**Stated exercise**: Of all the lines in the material below, how many include the string "that"? Give the number only.

**Source material**:
[START]
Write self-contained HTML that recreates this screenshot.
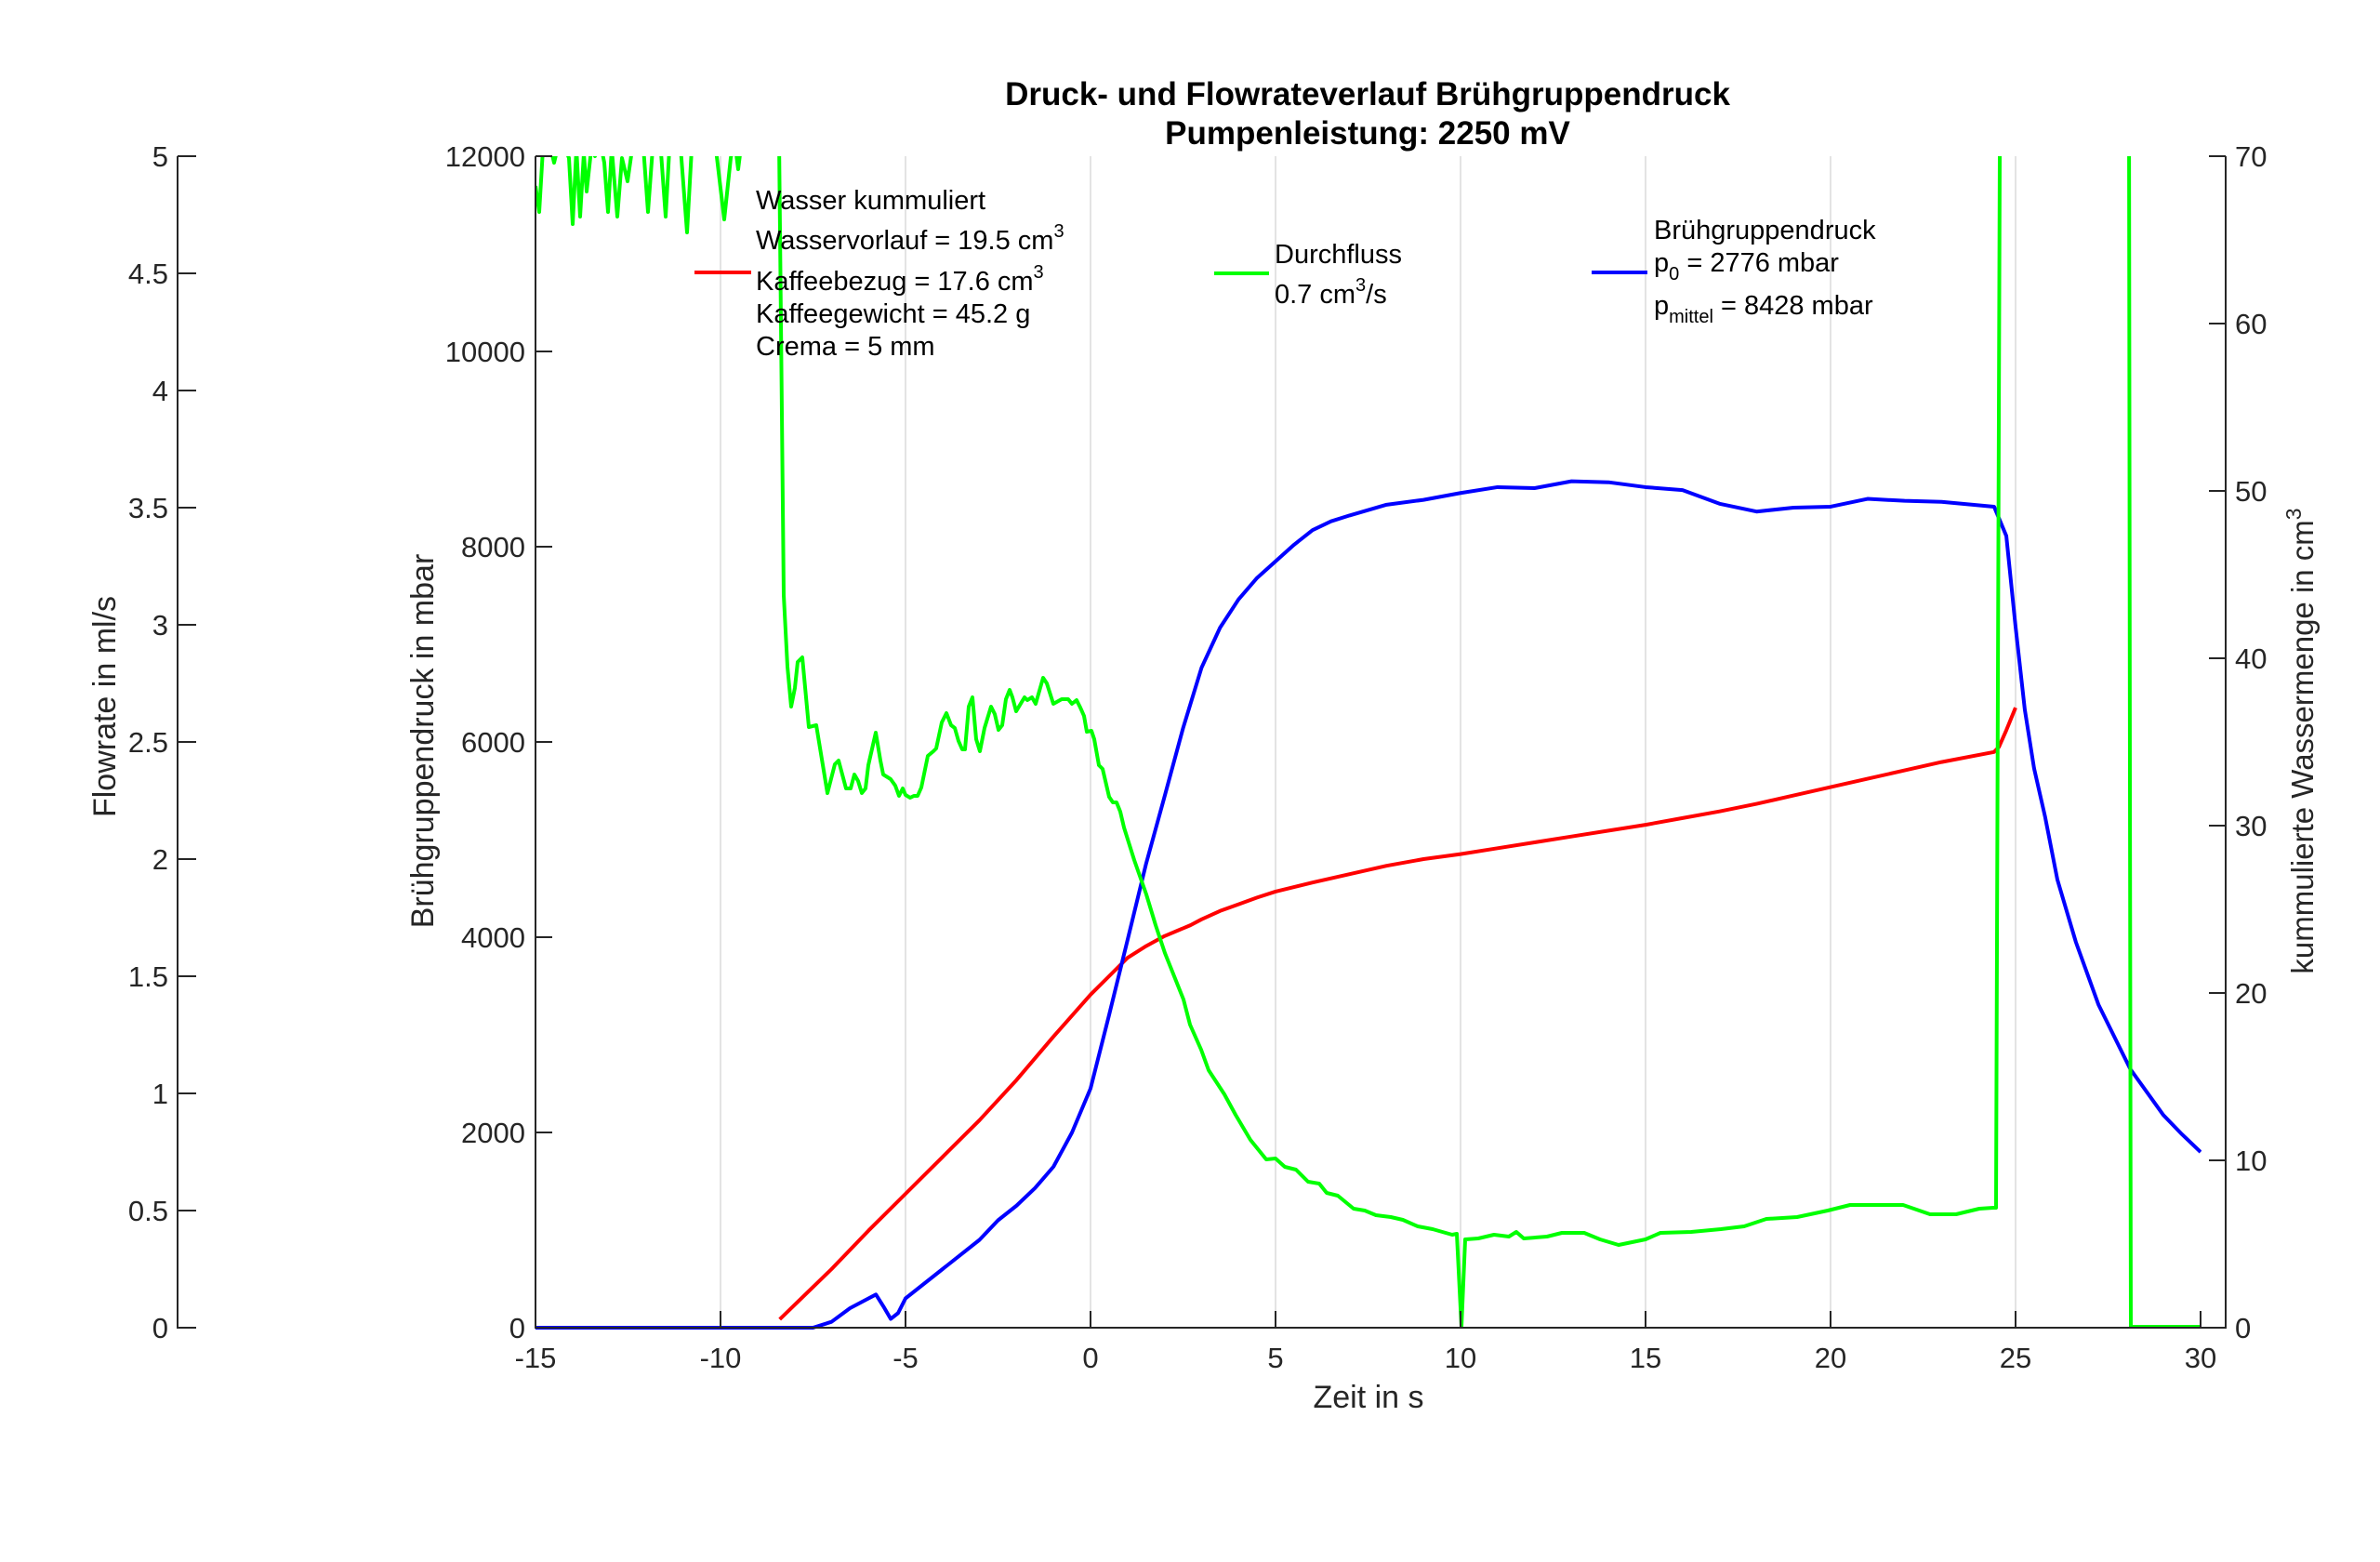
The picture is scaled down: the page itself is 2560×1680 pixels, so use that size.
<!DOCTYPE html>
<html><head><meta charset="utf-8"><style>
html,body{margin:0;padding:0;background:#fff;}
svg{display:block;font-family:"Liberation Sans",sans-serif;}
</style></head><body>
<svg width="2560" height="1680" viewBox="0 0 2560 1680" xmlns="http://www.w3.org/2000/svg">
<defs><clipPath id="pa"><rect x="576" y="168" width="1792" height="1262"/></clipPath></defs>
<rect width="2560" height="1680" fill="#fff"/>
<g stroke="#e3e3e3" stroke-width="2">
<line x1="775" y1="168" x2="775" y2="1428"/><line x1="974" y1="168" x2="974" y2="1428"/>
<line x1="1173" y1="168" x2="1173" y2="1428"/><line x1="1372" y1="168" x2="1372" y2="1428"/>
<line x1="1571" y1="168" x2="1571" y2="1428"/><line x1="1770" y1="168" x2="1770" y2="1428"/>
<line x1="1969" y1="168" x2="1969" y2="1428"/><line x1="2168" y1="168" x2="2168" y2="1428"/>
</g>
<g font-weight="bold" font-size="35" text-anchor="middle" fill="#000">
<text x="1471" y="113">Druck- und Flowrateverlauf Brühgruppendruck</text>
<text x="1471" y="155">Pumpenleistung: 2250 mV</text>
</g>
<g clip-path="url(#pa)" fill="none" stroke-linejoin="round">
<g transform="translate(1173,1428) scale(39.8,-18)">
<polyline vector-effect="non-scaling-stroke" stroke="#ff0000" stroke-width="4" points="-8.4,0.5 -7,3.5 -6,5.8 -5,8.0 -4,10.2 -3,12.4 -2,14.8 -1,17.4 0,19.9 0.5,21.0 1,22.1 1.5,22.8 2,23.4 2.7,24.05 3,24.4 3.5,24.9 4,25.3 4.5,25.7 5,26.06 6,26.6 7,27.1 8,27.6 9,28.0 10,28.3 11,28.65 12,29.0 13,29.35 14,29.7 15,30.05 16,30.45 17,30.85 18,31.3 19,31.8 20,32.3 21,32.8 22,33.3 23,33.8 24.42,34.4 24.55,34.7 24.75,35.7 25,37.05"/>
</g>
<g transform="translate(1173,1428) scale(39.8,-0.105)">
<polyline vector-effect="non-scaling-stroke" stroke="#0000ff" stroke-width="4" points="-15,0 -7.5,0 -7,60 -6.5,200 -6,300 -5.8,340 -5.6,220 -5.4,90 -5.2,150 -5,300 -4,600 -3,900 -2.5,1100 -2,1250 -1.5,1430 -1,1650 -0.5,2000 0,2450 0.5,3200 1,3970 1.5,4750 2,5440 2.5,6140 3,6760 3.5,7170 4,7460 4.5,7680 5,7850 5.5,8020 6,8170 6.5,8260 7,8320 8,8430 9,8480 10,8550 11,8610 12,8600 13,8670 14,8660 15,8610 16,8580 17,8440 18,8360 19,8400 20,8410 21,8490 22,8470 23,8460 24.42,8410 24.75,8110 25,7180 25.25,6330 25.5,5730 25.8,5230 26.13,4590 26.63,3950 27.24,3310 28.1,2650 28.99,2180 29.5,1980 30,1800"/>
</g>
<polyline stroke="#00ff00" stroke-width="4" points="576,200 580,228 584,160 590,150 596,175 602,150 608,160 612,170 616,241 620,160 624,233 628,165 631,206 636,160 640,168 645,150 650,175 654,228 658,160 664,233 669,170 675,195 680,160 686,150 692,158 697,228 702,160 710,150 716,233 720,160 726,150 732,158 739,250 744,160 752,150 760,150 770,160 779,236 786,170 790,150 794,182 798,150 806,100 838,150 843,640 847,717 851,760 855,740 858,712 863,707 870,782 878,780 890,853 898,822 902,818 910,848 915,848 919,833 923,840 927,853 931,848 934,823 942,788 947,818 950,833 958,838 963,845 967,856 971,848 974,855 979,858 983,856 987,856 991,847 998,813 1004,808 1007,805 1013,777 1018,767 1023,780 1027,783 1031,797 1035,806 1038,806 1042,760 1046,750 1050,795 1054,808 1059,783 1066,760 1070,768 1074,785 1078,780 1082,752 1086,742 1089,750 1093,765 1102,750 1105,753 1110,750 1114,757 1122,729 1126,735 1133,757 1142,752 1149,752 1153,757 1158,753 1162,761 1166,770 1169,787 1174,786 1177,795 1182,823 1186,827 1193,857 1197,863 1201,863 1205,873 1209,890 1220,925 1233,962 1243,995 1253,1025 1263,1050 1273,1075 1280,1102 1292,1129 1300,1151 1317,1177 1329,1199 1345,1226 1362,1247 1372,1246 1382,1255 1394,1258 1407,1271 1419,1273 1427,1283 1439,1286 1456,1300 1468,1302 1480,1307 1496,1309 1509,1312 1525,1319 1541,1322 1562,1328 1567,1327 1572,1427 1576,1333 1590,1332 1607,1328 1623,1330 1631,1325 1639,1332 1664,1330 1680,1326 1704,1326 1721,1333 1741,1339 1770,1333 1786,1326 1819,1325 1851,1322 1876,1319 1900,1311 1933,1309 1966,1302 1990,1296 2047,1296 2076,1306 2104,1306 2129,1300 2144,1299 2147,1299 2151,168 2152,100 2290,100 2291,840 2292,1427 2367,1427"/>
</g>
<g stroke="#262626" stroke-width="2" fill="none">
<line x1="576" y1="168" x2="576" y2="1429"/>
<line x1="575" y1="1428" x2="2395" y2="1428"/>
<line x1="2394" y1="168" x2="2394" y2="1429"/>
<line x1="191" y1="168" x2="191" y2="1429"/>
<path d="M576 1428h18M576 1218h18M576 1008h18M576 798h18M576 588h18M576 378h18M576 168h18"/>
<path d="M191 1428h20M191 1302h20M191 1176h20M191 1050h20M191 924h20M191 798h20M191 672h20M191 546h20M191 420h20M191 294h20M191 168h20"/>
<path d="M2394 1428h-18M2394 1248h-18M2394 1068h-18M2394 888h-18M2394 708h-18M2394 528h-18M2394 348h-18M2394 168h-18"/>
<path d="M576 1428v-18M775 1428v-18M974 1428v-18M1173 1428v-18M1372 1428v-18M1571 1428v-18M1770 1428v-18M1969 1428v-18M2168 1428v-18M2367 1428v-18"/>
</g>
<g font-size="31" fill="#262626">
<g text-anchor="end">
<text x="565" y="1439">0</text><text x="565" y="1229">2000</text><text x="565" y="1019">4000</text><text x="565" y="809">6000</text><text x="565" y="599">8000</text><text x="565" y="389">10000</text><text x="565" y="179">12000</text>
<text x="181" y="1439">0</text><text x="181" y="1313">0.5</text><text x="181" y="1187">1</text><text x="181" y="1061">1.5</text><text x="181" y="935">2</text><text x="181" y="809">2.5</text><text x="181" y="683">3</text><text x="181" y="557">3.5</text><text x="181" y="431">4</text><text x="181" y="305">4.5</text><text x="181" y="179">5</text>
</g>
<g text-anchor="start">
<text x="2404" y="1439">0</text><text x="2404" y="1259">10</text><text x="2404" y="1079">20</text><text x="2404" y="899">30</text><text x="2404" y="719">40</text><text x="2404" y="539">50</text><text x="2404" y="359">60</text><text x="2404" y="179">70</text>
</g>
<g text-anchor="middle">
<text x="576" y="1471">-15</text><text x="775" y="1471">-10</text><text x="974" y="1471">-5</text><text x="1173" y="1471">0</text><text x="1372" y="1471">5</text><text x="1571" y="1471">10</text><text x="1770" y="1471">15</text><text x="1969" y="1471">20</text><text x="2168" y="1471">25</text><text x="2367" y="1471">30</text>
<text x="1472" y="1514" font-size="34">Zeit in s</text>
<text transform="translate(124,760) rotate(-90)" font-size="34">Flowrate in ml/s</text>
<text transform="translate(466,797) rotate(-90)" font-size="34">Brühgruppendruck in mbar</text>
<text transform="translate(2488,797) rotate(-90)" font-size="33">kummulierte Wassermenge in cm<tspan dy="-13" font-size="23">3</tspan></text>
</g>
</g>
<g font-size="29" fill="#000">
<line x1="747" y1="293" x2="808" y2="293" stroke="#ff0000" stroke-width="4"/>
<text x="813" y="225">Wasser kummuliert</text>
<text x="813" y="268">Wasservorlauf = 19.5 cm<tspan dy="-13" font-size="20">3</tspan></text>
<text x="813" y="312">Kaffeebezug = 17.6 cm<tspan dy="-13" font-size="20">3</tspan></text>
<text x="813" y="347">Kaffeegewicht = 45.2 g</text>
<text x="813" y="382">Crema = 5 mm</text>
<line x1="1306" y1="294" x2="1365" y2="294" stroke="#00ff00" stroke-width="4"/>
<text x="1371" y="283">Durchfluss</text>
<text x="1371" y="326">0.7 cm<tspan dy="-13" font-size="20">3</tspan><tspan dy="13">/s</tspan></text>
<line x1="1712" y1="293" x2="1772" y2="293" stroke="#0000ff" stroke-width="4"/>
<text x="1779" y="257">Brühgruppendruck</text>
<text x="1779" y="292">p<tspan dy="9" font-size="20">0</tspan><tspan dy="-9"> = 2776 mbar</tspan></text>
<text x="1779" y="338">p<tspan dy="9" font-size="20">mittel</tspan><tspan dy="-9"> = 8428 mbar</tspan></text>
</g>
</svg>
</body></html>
[END]
**Solution for this exercise**: 2